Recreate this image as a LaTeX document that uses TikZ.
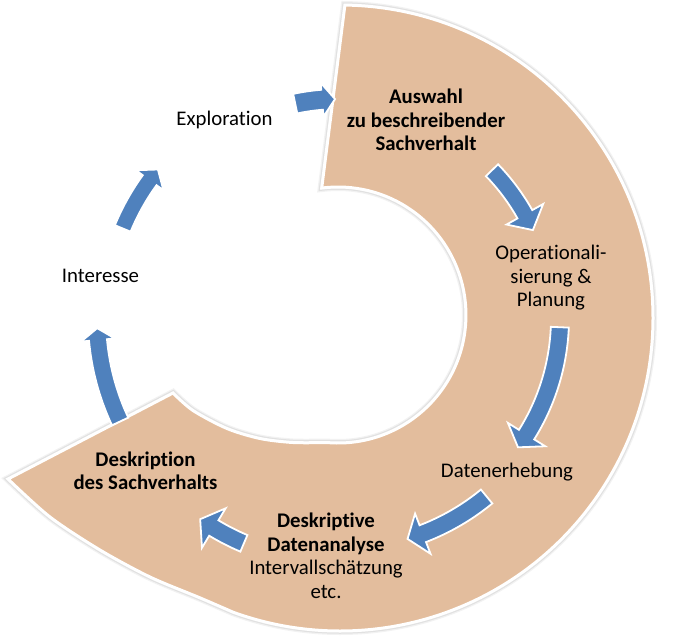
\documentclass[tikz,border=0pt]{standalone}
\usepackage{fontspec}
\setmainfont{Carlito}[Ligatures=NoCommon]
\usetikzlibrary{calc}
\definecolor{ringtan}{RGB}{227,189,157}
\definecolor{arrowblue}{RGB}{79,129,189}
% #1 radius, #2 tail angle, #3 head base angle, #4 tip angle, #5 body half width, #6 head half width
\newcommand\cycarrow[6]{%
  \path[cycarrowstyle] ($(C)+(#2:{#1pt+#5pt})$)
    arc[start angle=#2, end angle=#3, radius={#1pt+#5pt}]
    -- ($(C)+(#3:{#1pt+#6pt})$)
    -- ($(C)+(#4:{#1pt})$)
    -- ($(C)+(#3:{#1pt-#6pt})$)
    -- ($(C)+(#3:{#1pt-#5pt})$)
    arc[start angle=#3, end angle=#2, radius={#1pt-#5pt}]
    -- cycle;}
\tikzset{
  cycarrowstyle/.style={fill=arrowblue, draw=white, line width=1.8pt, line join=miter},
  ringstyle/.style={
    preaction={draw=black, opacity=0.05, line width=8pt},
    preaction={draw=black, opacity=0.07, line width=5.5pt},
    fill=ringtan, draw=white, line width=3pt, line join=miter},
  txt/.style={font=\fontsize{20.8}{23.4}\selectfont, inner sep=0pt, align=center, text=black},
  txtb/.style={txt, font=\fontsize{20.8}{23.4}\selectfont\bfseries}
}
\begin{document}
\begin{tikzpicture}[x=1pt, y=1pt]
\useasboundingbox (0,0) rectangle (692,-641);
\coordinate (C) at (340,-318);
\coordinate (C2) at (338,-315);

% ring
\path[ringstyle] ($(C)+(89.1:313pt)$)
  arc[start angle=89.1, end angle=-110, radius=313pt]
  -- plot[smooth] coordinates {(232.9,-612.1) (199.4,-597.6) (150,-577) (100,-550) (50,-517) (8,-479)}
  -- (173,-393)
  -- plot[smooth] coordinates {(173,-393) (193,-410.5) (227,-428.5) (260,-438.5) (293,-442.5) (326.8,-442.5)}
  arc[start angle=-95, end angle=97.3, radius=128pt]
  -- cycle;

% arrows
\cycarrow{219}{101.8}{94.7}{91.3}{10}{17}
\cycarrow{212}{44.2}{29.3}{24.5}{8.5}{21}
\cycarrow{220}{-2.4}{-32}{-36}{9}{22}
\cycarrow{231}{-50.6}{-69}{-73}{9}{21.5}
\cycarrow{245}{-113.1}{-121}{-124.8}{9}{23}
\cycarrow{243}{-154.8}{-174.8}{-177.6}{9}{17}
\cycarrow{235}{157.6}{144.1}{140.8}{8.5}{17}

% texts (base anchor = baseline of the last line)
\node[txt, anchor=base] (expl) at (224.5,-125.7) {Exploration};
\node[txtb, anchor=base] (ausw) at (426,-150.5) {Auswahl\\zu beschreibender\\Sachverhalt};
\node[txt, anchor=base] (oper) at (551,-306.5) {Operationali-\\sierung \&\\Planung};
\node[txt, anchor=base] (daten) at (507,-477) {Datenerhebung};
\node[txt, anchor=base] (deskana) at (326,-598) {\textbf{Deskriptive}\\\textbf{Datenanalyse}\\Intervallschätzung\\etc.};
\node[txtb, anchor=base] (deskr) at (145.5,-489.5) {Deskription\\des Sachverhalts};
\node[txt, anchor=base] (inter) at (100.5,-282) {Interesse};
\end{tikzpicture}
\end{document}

........

Task directions — Repeat verbatim all the material, but not the pictures.

Finished answer —
Recreate this image as a LaTeX document that uses TikZ.
\documentclass[tikz,border=0pt]{standalone}
\usepackage{fontspec}
\setmainfont{Carlito}[Ligatures=NoCommon]
\usetikzlibrary{calc}
\definecolor{ringtan}{RGB}{227,189,157}
\definecolor{arrowblue}{RGB}{79,129,189}
% #1 radius, #2 tail angle, #3 head base angle, #4 tip angle, #5 body half width, #6 head half width
\newcommand\cycarrow[6]{%
  \path[cycarrowstyle] ($(C)+(#2:{#1pt+#5pt})$)
    arc[start angle=#2, end angle=#3, radius={#1pt+#5pt}]
    -- ($(C)+(#3:{#1pt+#6pt})$)
    -- ($(C)+(#4:{#1pt})$)
    -- ($(C)+(#3:{#1pt-#6pt})$)
    -- ($(C)+(#3:{#1pt-#5pt})$)
    arc[start angle=#3, end angle=#2, radius={#1pt-#5pt}]
    -- cycle;}
\tikzset{
  cycarrowstyle/.style={fill=arrowblue, draw=white, line width=1.8pt, line join=miter},
  ringstyle/.style={
    preaction={draw=black, opacity=0.05, line width=8pt},
    preaction={draw=black, opacity=0.07, line width=5.5pt},
    fill=ringtan, draw=white, line width=3pt, line join=miter},
  txt/.style={font=\fontsize{20.8}{23.4}\selectfont, inner sep=0pt, align=center, text=black},
  txtb/.style={txt, font=\fontsize{20.8}{23.4}\selectfont\bfseries}
}
\begin{document}
\begin{tikzpicture}[x=1pt, y=1pt]
\useasboundingbox (0,0) rectangle (692,-641);
\coordinate (C) at (340,-318);
\coordinate (C2) at (338,-315);

% ring
\path[ringstyle] ($(C)+(89.1:313pt)$)
  arc[start angle=89.1, end angle=-110, radius=313pt]
  -- plot[smooth] coordinates {(232.9,-612.1) (199.4,-597.6) (150,-577) (100,-550) (50,-517) (8,-479)}
  -- (173,-393)
  -- plot[smooth] coordinates {(173,-393) (193,-410.5) (227,-428.5) (260,-438.5) (293,-442.5) (326.8,-442.5)}
  arc[start angle=-95, end angle=97.3, radius=128pt]
  -- cycle;

% arrows
\cycarrow{219}{101.8}{94.7}{91.3}{10}{17}
\cycarrow{212}{44.2}{29.3}{24.5}{8.5}{21}
\cycarrow{220}{-2.4}{-32}{-36}{9}{22}
\cycarrow{231}{-50.6}{-69}{-73}{9}{21.5}
\cycarrow{245}{-113.1}{-121}{-124.8}{9}{23}
\cycarrow{243}{-154.8}{-174.8}{-177.6}{9}{17}
\cycarrow{235}{157.6}{144.1}{140.8}{8.5}{17}

% texts (base anchor = baseline of the last line)
\node[txt, anchor=base] (expl) at (224.5,-125.7) {Exploration};
\node[txtb, anchor=base] (ausw) at (426,-150.5) {Auswahl\\zu beschreibender\\Sachverhalt};
\node[txt, anchor=base] (oper) at (551,-306.5) {Operationali-\\sierung \&\\Planung};
\node[txt, anchor=base] (daten) at (507,-477) {Datenerhebung};
\node[txt, anchor=base] (deskana) at (326,-598) {\textbf{Deskriptive}\\\textbf{Datenanalyse}\\Intervallschätzung\\etc.};
\node[txtb, anchor=base] (deskr) at (145.5,-489.5) {Deskription\\des Sachverhalts};
\node[txt, anchor=base] (inter) at (100.5,-282) {Interesse};
\end{tikzpicture}
\end{document}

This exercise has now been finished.